In 2005, two teenagers, Mahmoud Asgari and Ayaz Marhoni, were found guilty of raping a 13-year-old boy and publicly hanged in Edalat Square in Mashhad in the north east of the country. Before execution, they were flogged 228 times for drinking alcohol and other alleged crimes. The facts of the case have been widely questioned. Did the alleged rape happen? Were those charged consensual partners, were they even gay?
Even if guilty, the accused were under-age when the crime was allegedly committed and one of them probably still under age when executed, despite the fact that Iran is a signatory to the Convention on the Rights of the Child which forbids the execution of juveniles.
Jay Paul Deratany’s play is a fictional treatment based on that case, not a documentary but an imagining of what may have happened. He said, “most of the hard facts in the story are true although obviously I did not know the true nature of the boys’ characters.” What clearly is not fiction is the rigorous way in which Shia law is applied and how that limits life.
Deratany presents Ayaz and Mahmoud as two lads who develop strong feelings for each other but whose most intimate physical contact is Ayaz applying salve to the wounds inflicted on Mahmoud by a parental beating. Like most youngsters, they are intrigued by what is forbidden and have transgressed haram restrictions in some areas but the sexual charges have no real foundation and caused by jealousy, sectarian fanaticism and fear of the enforcers.

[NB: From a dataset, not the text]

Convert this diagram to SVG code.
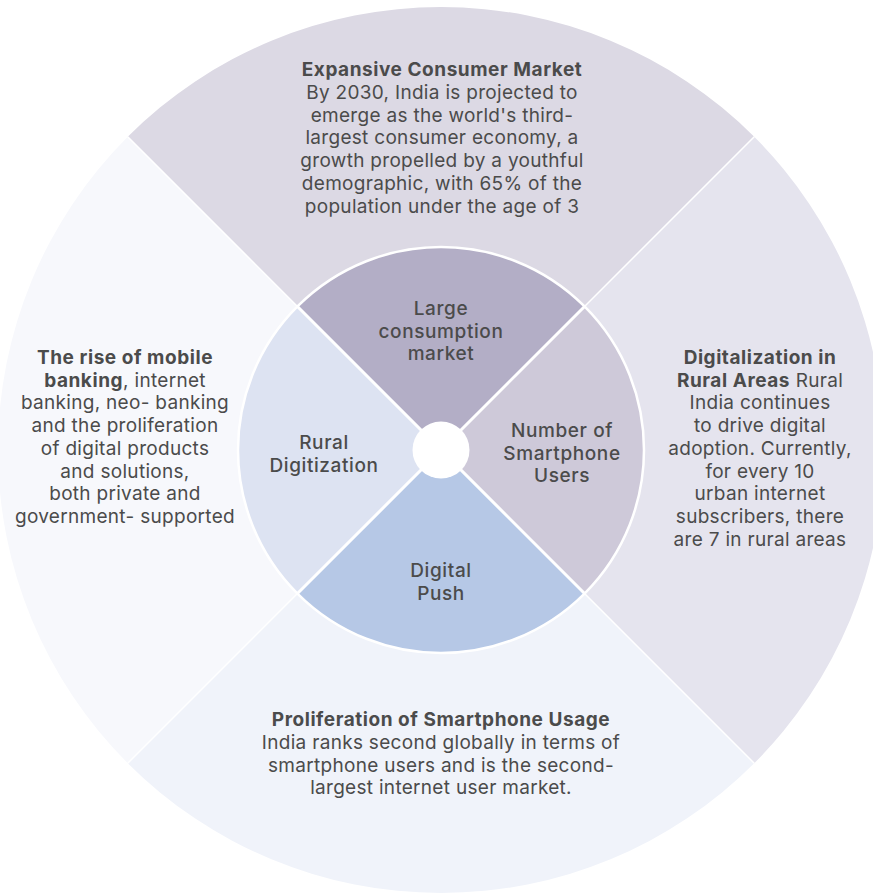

Viraj Juneja and Andrei Costin play Ayaz and Mahmoud with an innocent freshness giving life even to passages too literary for young conversation. But then Ayaz is a bit of a bookworm: the script makes great play of the effect reading The Catcher in the Rye has upon him and Mahmoud with its picture of a world so dangerously different from their lives.
Ayaz's mother has been another powerful influence. She was studying in Paris and well on the way to an academic career at the time of the Iranian revolution, a life no longer open to her. She believes in a world of intellectual enquiry but is now trapped in the role post-revolutionary Iran gives to women. She introduces Ayaz to a clandestine source of books that aren’t Haram.
Silvana Maimone plays Mrs Marhouni with gentle warmth, dignified in her forced acquiescence to the system but passionate in defence of her child.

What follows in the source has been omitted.